AIM: Taking the data below, please print only the lines from the line holding "What Apache ECharts" to the line holding "0.383, 0.383, 0.383];", inclusive, with pictures omitted.

EXERCISE DATA:
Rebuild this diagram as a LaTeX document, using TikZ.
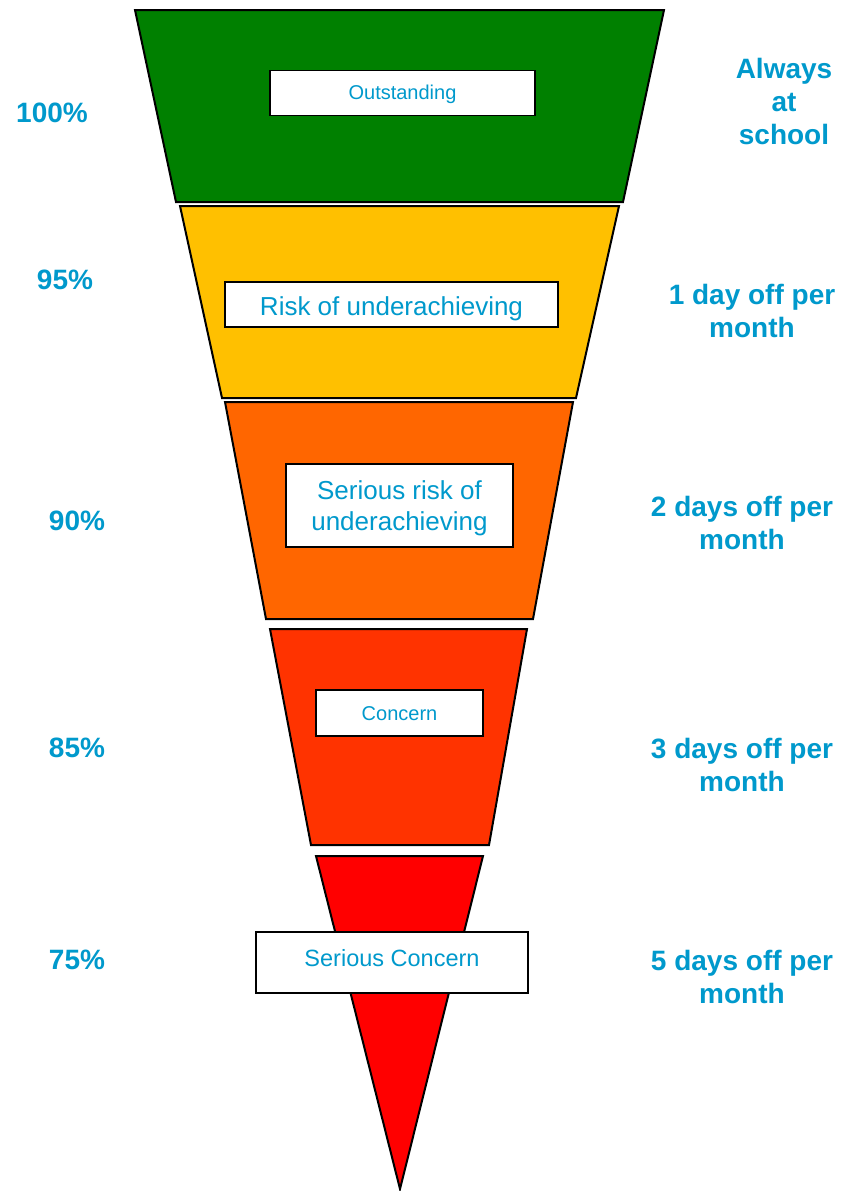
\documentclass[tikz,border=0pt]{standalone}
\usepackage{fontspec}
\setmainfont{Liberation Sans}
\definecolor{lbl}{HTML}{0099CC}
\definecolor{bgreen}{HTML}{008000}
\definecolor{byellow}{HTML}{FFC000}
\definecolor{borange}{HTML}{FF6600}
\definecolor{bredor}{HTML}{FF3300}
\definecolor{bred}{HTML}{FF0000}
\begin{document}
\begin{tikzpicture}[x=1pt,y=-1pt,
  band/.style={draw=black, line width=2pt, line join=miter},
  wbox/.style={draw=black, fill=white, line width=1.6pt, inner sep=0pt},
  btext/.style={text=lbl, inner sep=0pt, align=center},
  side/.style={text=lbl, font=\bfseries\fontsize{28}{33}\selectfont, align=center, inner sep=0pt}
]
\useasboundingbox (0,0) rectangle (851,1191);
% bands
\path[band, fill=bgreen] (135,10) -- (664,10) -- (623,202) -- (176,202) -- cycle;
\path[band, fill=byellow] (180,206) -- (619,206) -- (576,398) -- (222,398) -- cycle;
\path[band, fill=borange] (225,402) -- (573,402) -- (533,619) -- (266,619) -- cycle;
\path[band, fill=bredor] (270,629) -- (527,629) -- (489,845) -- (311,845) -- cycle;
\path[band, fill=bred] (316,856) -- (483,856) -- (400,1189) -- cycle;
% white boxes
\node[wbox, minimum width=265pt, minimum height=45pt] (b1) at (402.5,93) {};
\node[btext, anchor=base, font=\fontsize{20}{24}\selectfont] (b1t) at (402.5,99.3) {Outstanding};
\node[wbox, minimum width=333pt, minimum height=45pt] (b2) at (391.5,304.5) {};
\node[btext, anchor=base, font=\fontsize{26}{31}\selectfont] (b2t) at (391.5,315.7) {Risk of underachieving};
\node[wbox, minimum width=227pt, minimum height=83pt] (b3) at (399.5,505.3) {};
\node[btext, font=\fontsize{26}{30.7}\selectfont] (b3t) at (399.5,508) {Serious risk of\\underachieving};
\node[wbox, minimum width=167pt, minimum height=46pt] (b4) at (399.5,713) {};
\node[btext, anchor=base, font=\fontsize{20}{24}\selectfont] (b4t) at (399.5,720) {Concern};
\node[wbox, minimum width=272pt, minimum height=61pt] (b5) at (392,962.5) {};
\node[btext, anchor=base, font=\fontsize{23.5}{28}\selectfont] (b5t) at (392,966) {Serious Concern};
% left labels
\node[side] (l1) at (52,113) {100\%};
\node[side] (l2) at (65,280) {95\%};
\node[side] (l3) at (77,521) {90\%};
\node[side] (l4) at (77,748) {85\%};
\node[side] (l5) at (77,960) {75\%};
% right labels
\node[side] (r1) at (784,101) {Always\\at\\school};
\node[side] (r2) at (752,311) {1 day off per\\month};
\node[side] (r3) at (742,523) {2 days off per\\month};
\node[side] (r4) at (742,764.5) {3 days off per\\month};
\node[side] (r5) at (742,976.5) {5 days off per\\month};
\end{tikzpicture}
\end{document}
...
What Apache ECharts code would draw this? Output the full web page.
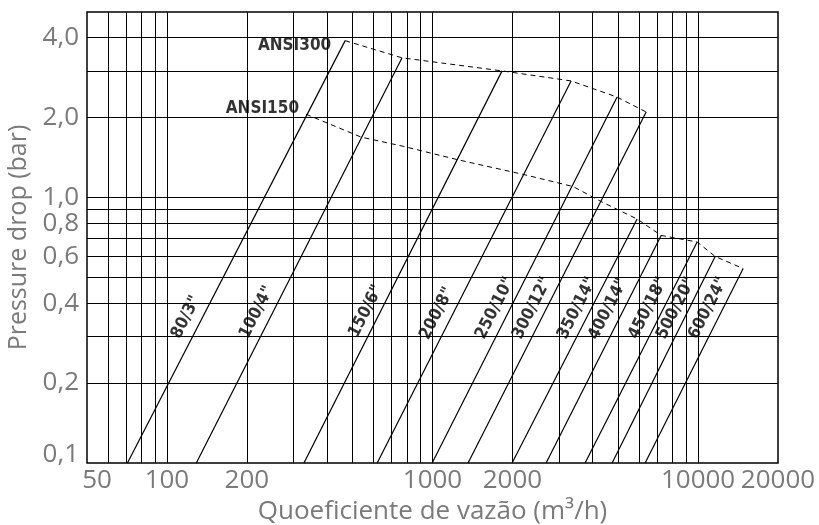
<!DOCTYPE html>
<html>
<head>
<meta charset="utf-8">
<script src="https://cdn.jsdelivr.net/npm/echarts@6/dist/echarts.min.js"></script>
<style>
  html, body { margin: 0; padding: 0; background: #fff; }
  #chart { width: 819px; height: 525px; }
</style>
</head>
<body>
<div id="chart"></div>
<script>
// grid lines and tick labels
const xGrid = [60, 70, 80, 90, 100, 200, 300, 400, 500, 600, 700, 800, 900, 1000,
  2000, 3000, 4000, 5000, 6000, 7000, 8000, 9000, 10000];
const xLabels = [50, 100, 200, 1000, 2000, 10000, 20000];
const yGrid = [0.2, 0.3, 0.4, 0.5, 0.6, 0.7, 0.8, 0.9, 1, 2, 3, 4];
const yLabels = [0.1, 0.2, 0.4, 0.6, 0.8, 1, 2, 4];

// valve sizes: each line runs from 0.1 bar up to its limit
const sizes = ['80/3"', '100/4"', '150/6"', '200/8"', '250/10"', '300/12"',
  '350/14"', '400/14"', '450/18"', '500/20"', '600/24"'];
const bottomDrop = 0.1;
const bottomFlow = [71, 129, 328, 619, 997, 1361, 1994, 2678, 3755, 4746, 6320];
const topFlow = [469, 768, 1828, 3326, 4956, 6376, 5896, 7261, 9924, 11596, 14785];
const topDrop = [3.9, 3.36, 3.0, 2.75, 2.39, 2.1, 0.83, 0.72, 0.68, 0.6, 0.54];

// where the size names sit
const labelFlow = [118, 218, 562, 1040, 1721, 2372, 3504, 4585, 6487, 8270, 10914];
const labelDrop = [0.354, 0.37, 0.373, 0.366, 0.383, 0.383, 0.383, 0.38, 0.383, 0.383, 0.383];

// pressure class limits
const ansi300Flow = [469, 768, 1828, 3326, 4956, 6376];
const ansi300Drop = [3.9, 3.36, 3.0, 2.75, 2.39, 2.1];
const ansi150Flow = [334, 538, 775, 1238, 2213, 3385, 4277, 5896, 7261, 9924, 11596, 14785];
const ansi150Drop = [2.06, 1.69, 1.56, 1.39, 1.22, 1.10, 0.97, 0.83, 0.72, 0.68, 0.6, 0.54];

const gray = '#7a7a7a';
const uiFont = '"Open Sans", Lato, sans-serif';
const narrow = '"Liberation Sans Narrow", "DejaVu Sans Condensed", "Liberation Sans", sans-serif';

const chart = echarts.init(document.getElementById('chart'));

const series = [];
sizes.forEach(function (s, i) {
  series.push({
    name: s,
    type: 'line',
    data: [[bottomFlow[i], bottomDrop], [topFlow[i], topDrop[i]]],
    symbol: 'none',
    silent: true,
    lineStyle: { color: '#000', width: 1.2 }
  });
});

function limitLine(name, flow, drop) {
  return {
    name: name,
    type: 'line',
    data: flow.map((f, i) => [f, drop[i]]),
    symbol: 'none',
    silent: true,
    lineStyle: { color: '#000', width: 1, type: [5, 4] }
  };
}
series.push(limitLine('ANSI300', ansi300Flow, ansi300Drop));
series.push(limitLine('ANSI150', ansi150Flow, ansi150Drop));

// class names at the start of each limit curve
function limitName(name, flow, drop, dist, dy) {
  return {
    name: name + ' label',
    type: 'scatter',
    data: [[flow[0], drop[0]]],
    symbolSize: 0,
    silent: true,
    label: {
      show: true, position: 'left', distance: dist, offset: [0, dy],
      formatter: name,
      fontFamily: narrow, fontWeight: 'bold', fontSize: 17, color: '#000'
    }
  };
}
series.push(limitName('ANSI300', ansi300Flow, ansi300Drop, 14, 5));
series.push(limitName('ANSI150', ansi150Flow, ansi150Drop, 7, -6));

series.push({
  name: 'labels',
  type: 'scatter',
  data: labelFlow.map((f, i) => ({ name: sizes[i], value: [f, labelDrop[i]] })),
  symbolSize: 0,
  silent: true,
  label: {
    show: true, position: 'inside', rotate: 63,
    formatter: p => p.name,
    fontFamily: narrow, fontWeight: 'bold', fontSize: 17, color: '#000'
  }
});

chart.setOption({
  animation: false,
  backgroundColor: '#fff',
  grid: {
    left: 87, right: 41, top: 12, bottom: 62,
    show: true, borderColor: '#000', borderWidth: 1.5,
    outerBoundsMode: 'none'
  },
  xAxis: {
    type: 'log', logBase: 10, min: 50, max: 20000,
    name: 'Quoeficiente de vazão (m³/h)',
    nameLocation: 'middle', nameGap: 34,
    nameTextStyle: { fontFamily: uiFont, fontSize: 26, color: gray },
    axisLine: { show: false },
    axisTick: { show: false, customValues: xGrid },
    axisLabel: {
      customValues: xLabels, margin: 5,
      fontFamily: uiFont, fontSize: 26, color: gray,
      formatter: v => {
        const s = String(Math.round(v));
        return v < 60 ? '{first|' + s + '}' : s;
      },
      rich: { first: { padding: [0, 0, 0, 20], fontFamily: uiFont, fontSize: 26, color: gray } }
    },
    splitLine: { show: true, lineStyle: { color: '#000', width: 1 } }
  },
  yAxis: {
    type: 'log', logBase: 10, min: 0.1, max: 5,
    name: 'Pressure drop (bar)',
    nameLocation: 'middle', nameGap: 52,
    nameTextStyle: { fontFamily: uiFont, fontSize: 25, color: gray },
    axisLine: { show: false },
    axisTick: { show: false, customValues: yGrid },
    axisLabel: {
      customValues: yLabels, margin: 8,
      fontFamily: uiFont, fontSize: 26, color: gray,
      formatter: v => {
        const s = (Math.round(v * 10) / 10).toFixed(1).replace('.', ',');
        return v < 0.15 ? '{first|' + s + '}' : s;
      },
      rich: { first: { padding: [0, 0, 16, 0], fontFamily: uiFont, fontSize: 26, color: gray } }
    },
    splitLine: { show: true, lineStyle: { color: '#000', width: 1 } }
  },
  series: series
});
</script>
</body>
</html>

CORRECT OUTPUT:
What Apache ECharts code would draw this? Output the full web page.
<!DOCTYPE html>
<html>
<head>
<meta charset="utf-8">
<script src="https://cdn.jsdelivr.net/npm/echarts@6/dist/echarts.min.js"></script>
<style>
  html, body { margin: 0; padding: 0; background: #fff; }
  #chart { width: 819px; height: 525px; }
</style>
</head>
<body>
<div id="chart"></div>
<script>
// grid lines and tick labels
const xGrid = [60, 70, 80, 90, 100, 200, 300, 400, 500, 600, 700, 800, 900, 1000,
  2000, 3000, 4000, 5000, 6000, 7000, 8000, 9000, 10000];
const xLabels = [50, 100, 200, 1000, 2000, 10000, 20000];
const yGrid = [0.2, 0.3, 0.4, 0.5, 0.6, 0.7, 0.8, 0.9, 1, 2, 3, 4];
const yLabels = [0.1, 0.2, 0.4, 0.6, 0.8, 1, 2, 4];

// valve sizes: each line runs from 0.1 bar up to its limit
const sizes = ['80/3"', '100/4"', '150/6"', '200/8"', '250/10"', '300/12"',
  '350/14"', '400/14"', '450/18"', '500/20"', '600/24"'];
const bottomDrop = 0.1;
const bottomFlow = [71, 129, 328, 619, 997, 1361, 1994, 2678, 3755, 4746, 6320];
const topFlow = [469, 768, 1828, 3326, 4956, 6376, 5896, 7261, 9924, 11596, 14785];
const topDrop = [3.9, 3.36, 3.0, 2.75, 2.39, 2.1, 0.83, 0.72, 0.68, 0.6, 0.54];

// where the size names sit
const labelFlow = [118, 218, 562, 1040, 1721, 2372, 3504, 4585, 6487, 8270, 10914];
const labelDrop = [0.354, 0.37, 0.373, 0.366, 0.383, 0.383, 0.383, 0.38, 0.383, 0.383, 0.383];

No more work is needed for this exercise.